__DATASET SECTION__:
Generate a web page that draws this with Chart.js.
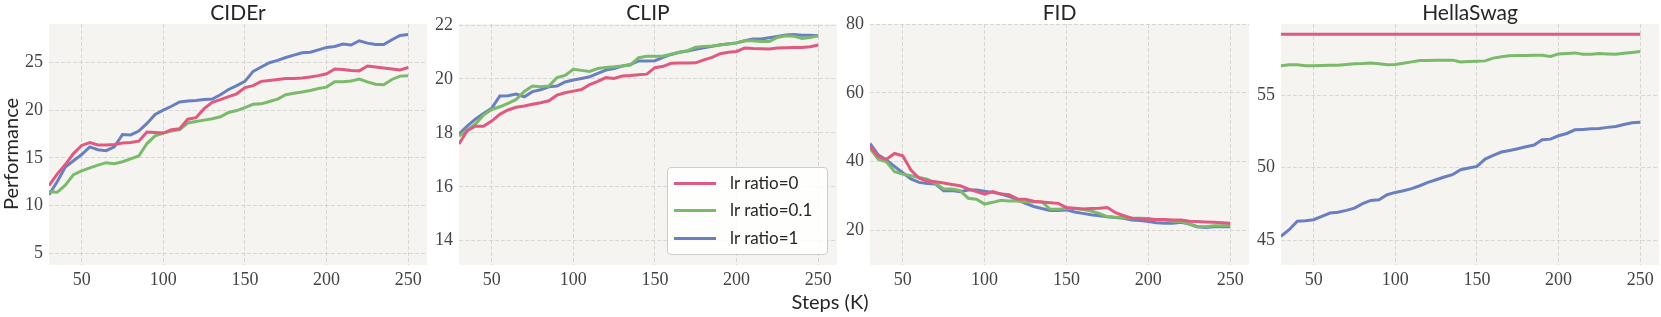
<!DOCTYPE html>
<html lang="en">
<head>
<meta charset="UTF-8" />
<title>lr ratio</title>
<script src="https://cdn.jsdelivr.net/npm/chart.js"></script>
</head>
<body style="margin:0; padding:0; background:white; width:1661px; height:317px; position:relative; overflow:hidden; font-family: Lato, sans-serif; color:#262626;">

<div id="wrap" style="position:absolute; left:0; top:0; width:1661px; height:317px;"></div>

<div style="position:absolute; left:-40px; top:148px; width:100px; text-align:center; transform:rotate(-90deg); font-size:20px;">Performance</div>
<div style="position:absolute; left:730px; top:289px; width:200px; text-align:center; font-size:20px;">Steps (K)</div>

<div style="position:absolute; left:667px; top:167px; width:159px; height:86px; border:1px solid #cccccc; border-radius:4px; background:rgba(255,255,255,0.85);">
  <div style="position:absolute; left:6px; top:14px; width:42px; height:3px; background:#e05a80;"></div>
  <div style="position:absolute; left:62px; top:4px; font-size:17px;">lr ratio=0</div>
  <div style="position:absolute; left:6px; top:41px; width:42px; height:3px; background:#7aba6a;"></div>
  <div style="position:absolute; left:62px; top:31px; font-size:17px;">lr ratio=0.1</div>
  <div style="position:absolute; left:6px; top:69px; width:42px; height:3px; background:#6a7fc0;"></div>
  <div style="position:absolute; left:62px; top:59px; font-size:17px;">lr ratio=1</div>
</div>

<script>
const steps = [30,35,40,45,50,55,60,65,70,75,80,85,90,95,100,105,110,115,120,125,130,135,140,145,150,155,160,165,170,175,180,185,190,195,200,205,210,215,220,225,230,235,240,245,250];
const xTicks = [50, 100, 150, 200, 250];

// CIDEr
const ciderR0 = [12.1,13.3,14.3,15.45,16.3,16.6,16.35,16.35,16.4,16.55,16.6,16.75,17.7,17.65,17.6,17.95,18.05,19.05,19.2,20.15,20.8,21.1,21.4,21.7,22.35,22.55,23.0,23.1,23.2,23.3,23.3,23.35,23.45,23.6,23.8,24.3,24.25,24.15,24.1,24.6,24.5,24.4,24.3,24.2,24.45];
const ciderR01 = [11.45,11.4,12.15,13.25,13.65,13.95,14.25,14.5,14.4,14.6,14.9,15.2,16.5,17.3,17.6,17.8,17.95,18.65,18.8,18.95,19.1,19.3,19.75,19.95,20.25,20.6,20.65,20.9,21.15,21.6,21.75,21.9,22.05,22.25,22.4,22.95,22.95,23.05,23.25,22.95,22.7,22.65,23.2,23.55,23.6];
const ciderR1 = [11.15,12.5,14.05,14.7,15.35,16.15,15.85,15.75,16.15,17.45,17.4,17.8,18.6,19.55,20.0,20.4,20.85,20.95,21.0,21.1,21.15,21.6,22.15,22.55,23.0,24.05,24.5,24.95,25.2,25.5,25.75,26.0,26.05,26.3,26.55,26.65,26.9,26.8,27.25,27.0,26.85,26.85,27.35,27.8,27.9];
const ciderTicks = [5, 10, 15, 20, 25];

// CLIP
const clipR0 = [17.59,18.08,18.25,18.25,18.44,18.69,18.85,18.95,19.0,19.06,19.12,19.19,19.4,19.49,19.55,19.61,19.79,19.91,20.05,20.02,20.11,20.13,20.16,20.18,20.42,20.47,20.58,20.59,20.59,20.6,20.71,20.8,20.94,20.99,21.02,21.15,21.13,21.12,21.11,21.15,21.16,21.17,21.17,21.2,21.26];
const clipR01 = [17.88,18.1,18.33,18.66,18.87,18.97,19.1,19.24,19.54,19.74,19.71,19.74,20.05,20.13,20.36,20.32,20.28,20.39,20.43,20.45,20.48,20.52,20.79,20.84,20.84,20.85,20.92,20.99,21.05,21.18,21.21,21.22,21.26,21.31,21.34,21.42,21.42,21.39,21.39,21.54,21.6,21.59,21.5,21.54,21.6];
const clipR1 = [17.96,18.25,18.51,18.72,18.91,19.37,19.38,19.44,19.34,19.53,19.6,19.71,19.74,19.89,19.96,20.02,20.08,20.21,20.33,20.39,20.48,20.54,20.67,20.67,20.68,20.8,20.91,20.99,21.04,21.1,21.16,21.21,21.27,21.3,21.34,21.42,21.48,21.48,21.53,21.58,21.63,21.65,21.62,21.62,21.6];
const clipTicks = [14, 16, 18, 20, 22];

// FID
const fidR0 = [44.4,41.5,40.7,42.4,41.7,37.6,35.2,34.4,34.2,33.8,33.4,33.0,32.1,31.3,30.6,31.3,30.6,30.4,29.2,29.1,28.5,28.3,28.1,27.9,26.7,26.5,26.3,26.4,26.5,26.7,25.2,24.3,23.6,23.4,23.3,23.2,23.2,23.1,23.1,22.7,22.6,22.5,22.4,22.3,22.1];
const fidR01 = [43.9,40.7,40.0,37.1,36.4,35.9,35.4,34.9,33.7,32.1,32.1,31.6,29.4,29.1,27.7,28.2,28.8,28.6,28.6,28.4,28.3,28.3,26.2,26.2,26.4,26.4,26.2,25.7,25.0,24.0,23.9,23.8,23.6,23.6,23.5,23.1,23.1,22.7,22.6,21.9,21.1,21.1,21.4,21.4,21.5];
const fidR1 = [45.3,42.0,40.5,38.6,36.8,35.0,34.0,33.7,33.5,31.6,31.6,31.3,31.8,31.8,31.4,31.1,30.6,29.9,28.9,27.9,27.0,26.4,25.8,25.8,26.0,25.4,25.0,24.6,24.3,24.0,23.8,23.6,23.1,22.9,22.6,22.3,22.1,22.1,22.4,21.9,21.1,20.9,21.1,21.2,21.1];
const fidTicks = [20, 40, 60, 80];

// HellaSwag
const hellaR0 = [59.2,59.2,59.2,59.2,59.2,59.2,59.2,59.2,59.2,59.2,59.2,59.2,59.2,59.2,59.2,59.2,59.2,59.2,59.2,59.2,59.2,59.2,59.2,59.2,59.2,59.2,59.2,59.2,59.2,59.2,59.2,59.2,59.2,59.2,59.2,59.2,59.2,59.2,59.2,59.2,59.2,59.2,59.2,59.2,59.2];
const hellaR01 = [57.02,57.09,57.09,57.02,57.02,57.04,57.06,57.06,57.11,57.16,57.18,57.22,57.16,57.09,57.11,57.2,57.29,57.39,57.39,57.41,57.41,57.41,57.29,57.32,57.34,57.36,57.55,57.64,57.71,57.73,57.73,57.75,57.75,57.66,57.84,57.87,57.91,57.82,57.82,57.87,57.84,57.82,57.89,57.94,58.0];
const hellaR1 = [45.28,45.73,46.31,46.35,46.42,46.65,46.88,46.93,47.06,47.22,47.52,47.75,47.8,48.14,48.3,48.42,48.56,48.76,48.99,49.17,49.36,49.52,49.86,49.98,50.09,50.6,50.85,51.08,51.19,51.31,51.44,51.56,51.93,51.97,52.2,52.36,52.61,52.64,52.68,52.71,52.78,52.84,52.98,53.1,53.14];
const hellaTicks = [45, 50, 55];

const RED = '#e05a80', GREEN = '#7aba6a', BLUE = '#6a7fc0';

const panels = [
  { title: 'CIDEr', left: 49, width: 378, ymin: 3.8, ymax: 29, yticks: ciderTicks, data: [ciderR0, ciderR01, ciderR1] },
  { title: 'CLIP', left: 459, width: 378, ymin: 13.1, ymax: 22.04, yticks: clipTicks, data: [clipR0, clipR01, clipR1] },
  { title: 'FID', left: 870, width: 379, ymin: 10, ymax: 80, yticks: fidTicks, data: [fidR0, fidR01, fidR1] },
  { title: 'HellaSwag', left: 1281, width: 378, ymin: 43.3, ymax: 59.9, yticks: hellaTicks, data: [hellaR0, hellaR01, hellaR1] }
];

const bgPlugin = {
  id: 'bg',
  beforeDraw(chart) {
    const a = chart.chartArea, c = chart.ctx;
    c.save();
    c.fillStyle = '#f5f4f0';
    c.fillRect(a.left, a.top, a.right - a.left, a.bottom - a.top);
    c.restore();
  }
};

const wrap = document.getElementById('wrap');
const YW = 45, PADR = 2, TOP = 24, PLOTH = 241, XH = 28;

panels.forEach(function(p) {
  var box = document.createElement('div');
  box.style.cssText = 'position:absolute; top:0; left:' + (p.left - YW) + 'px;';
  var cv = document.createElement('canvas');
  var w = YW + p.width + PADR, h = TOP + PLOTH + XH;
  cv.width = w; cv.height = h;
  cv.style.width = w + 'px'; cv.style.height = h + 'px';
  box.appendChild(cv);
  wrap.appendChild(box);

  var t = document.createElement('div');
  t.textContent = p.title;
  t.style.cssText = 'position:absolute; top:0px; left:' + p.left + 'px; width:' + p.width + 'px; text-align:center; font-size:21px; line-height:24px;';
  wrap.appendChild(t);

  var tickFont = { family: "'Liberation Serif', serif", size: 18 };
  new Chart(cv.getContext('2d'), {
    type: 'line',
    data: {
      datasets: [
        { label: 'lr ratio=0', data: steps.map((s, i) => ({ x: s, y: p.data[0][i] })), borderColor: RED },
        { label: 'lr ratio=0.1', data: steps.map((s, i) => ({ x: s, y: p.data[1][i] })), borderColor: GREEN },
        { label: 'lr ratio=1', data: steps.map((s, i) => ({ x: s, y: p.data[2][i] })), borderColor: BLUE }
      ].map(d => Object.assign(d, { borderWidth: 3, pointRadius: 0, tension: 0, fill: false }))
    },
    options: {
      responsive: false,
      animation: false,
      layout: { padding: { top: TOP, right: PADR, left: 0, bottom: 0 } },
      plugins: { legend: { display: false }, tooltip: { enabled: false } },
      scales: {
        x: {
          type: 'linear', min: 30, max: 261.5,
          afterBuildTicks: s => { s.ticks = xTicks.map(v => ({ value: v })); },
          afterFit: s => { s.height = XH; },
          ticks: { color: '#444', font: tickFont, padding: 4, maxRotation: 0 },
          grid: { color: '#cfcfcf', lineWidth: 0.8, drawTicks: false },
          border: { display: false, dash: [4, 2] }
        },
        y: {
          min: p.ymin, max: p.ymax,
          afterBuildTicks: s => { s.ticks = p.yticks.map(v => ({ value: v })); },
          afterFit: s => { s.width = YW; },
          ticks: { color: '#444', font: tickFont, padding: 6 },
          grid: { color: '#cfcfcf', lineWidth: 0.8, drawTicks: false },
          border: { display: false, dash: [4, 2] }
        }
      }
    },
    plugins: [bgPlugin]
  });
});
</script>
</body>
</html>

__WHAT YOU SHOULD DO__:
Return, unchanged, the lines from the first line of the material through the line that holds "const xTicks = [50, 100, 150, 200, 250];", inclusive, omitting pictures.

__ANSWER__:
Generate a web page that draws this with Chart.js.
<!DOCTYPE html>
<html lang="en">
<head>
<meta charset="UTF-8" />
<title>lr ratio</title>
<script src="https://cdn.jsdelivr.net/npm/chart.js"></script>
</head>
<body style="margin:0; padding:0; background:white; width:1661px; height:317px; position:relative; overflow:hidden; font-family: Lato, sans-serif; color:#262626;">

<div id="wrap" style="position:absolute; left:0; top:0; width:1661px; height:317px;"></div>

<div style="position:absolute; left:-40px; top:148px; width:100px; text-align:center; transform:rotate(-90deg); font-size:20px;">Performance</div>
<div style="position:absolute; left:730px; top:289px; width:200px; text-align:center; font-size:20px;">Steps (K)</div>

<div style="position:absolute; left:667px; top:167px; width:159px; height:86px; border:1px solid #cccccc; border-radius:4px; background:rgba(255,255,255,0.85);">
  <div style="position:absolute; left:6px; top:14px; width:42px; height:3px; background:#e05a80;"></div>
  <div style="position:absolute; left:62px; top:4px; font-size:17px;">lr ratio=0</div>
  <div style="position:absolute; left:6px; top:41px; width:42px; height:3px; background:#7aba6a;"></div>
  <div style="position:absolute; left:62px; top:31px; font-size:17px;">lr ratio=0.1</div>
  <div style="position:absolute; left:6px; top:69px; width:42px; height:3px; background:#6a7fc0;"></div>
  <div style="position:absolute; left:62px; top:59px; font-size:17px;">lr ratio=1</div>
</div>

<script>
const steps = [30,35,40,45,50,55,60,65,70,75,80,85,90,95,100,105,110,115,120,125,130,135,140,145,150,155,160,165,170,175,180,185,190,195,200,205,210,215,220,225,230,235,240,245,250];
const xTicks = [50, 100, 150, 200, 250];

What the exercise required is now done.